::: Available data :::
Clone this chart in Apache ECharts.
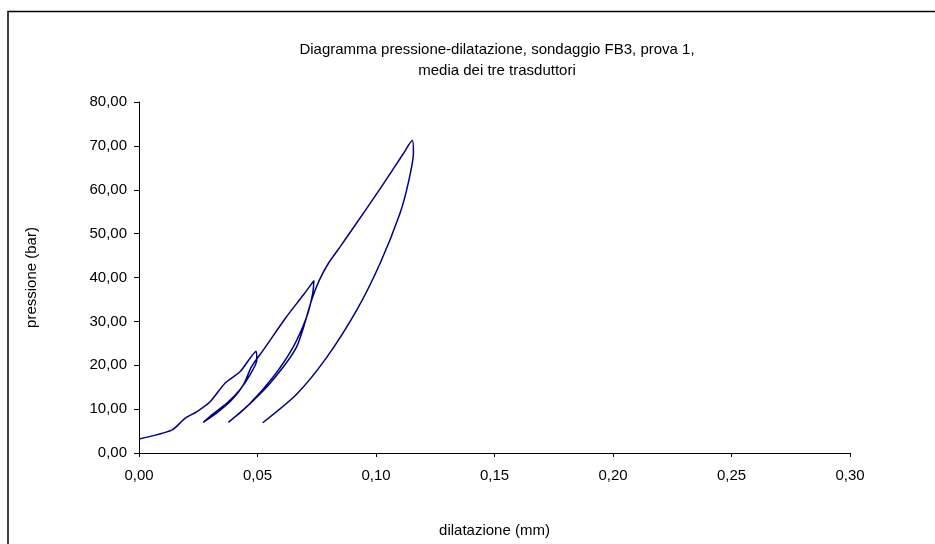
<!DOCTYPE html>
<html>
<head>
<meta charset="utf-8">
<script src="https://cdn.jsdelivr.net/npm/echarts@6/dist/echarts.min.js"></script>
<style>
html,body{margin:0;padding:0;background:#fff;}
#chart{width:935px;height:544px;}
</style>
</head>
<body>
<div id="chart"></div>
<script>
// dilatazione (mm) and pressione (bar), in measurement order
var dilatazione = [
  0.0000, 0.0138, 0.0194, 0.0243, 0.0300, 0.0363, 0.0426, 0.0494,
  0.0497, 0.0468, 0.0426, 0.0370, 0.0314, 0.0271,
  0.0330, 0.0390, 0.0440, 0.0475, 0.0525, 0.0623, 0.0693, 0.0738,
  0.0733, 0.0708, 0.0651, 0.0567, 0.0468, 0.0377,
  0.0440, 0.0553, 0.0665, 0.0729, 0.0760, 0.0800, 0.0850, 0.0900, 0.1017, 0.1115, 0.1153,
  0.1158, 0.1136, 0.1101, 0.1017, 0.0918, 0.0792, 0.0665, 0.0522
];
var pressione = [
  3.2, 5.2, 7.9, 9.4, 11.7, 15.9, 18.5, 23.2,
  21.2, 17.8, 14.4, 11.3, 9.0, 7.0,
  9.2, 12.0, 15.5, 19.7, 23.5, 31.1, 36.0, 39.3,
  36.4, 31.1, 24.2, 17.4, 11.3, 7.0,
  9.8, 15.9, 24.2, 35.0, 39.3, 43.3, 47.1, 51.0, 60.2, 68.2, 71.2,
  68.5, 61.5, 54.6, 43.2, 32.5, 21.8, 13.4, 6.9
];
var titleLines = ['Diagramma pressione-dilatazione, sondaggio FB3, prova 1,', 'media dei tre trasduttori'];
var xName = 'dilatazione (mm)';
var yName = 'pressione (bar)';

var FONT = '"Liberation Sans", Arial, sans-serif';
var points = dilatazione.map(function (x, i) { return [x, pressione[i]]; });

var chart = echarts.init(document.getElementById('chart'));
chart.setOption({
  animation: false,
  backgroundColor: '#fff',
  textStyle: { fontFamily: FONT },
  graphic: [
    { type: 'rect', shape: { x: 8, y: 11.5, width: 1000, height: 1000 },
      style: { fill: 'none', stroke: '#000', lineWidth: 1.5 }, silent: true },
    { type: 'text', x: 497, y: 50,
      style: { text: titleLines[0], font: '15px ' + FONT, fill: '#000', textAlign: 'center', textVerticalAlign: 'middle' } },
    { type: 'text', x: 497, y: 71,
      style: { text: titleLines[1], font: '15px ' + FONT, fill: '#000', textAlign: 'center', textVerticalAlign: 'middle' } }
  ],
  grid: { left: 139, right: 85, top: 102, bottom: 91, containLabel: false },
  xAxis: {
    type: 'value', min: 0, max: 0.30, interval: 0.05,
    name: xName, nameLocation: 'middle', nameGap: 70,
    nameTextStyle: { fontSize: 15, color: '#000', fontFamily: FONT },
    axisLine: { show: true, lineStyle: { color: '#000', width: 1 } },
    axisTick: { show: true, inside: false, length: 4, lineStyle: { color: '#000' } },
    axisLabel: { fontSize: 15, color: '#000', margin: 15, fontFamily: FONT,
      formatter: function (v) { return v.toFixed(2).replace('.', ','); } },
    splitLine: { show: false }
  },
  yAxis: {
    type: 'value', min: 0, max: 80, interval: 10,
    name: yName, nameLocation: 'middle', nameGap: 100, nameRotate: 90,
    nameTextStyle: { fontSize: 15, color: '#000', fontFamily: FONT },
    axisLine: { show: true, lineStyle: { color: '#000', width: 1 } },
    axisTick: { show: true, inside: false, length: 5, lineStyle: { color: '#000' } },
    axisLabel: { fontSize: 15, color: '#000', margin: 12, fontFamily: FONT,
      formatter: function (v) { return v.toFixed(2).replace('.', ','); } },
    splitLine: { show: false }
  },
  series: [{
    type: 'line', data: points, showSymbol: false, smooth: 0.25,
    lineStyle: { color: '#000080', width: 1.5 }
  }]
});
</script>
</body>
</html>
:::
## Exercise goal
Copy out each line word for word, please, skipping the images.

## Solution to the exercise
Clone this chart in Apache ECharts.
<!DOCTYPE html>
<html>
<head>
<meta charset="utf-8">
<script src="https://cdn.jsdelivr.net/npm/echarts@6/dist/echarts.min.js"></script>
<style>
html,body{margin:0;padding:0;background:#fff;}
#chart{width:935px;height:544px;}
</style>
</head>
<body>
<div id="chart"></div>
<script>
// dilatazione (mm) and pressione (bar), in measurement order
var dilatazione = [
  0.0000, 0.0138, 0.0194, 0.0243, 0.0300, 0.0363, 0.0426, 0.0494,
  0.0497, 0.0468, 0.0426, 0.0370, 0.0314, 0.0271,
  0.0330, 0.0390, 0.0440, 0.0475, 0.0525, 0.0623, 0.0693, 0.0738,
  0.0733, 0.0708, 0.0651, 0.0567, 0.0468, 0.0377,
  0.0440, 0.0553, 0.0665, 0.0729, 0.0760, 0.0800, 0.0850, 0.0900, 0.1017, 0.1115, 0.1153,
  0.1158, 0.1136, 0.1101, 0.1017, 0.0918, 0.0792, 0.0665, 0.0522
];
var pressione = [
  3.2, 5.2, 7.9, 9.4, 11.7, 15.9, 18.5, 23.2,
  21.2, 17.8, 14.4, 11.3, 9.0, 7.0,
  9.2, 12.0, 15.5, 19.7, 23.5, 31.1, 36.0, 39.3,
  36.4, 31.1, 24.2, 17.4, 11.3, 7.0,
  9.8, 15.9, 24.2, 35.0, 39.3, 43.3, 47.1, 51.0, 60.2, 68.2, 71.2,
  68.5, 61.5, 54.6, 43.2, 32.5, 21.8, 13.4, 6.9
];
var titleLines = ['Diagramma pressione-dilatazione, sondaggio FB3, prova 1,', 'media dei tre trasduttori'];
var xName = 'dilatazione (mm)';
var yName = 'pressione (bar)';

var FONT = '"Liberation Sans", Arial, sans-serif';
var points = dilatazione.map(function (x, i) { return [x, pressione[i]]; });

var chart = echarts.init(document.getElementById('chart'));
chart.setOption({
  animation: false,
  backgroundColor: '#fff',
  textStyle: { fontFamily: FONT },
  graphic: [
    { type: 'rect', shape: { x: 8, y: 11.5, width: 1000, height: 1000 },
      style: { fill: 'none', stroke: '#000', lineWidth: 1.5 }, silent: true },
    { type: 'text', x: 497, y: 50,
      style: { text: titleLines[0], font: '15px ' + FONT, fill: '#000', textAlign: 'center', textVerticalAlign: 'middle' } },
    { type: 'text', x: 497, y: 71,
      style: { text: titleLines[1], font: '15px ' + FONT, fill: '#000', textAlign: 'center', textVerticalAlign: 'middle' } }
  ],
  grid: { left: 139, right: 85, top: 102, bottom: 91, containLabel: false },
  xAxis: {
    type: 'value', min: 0, max: 0.30, interval: 0.05,
    name: xName, nameLocation: 'middle', nameGap: 70,
    nameTextStyle: { fontSize: 15, color: '#000', fontFamily: FONT },
    axisLine: { show: true, lineStyle: { color: '#000', width: 1 } },
    axisTick: { show: true, inside: false, length: 4, lineStyle: { color: '#000' } },
    axisLabel: { fontSize: 15, color: '#000', margin: 15, fontFamily: FONT,
      formatter: function (v) { return v.toFixed(2).replace('.', ','); } },
    splitLine: { show: false }
  },
  yAxis: {
    type: 'value', min: 0, max: 80, interval: 10,
    name: yName, nameLocation: 'middle', nameGap: 100, nameRotate: 90,
    nameTextStyle: { fontSize: 15, color: '#000', fontFamily: FONT },
    axisLine: { show: true, lineStyle: { color: '#000', width: 1 } },
    axisTick: { show: true, inside: false, length: 5, lineStyle: { color: '#000' } },
    axisLabel: { fontSize: 15, color: '#000', margin: 12, fontFamily: FONT,
      formatter: function (v) { return v.toFixed(2).replace('.', ','); } },
    splitLine: { show: false }
  },
  series: [{
    type: 'line', data: points, showSymbol: false, smooth: 0.25,
    lineStyle: { color: '#000080', width: 1.5 }
  }]
});
</script>
</body>
</html>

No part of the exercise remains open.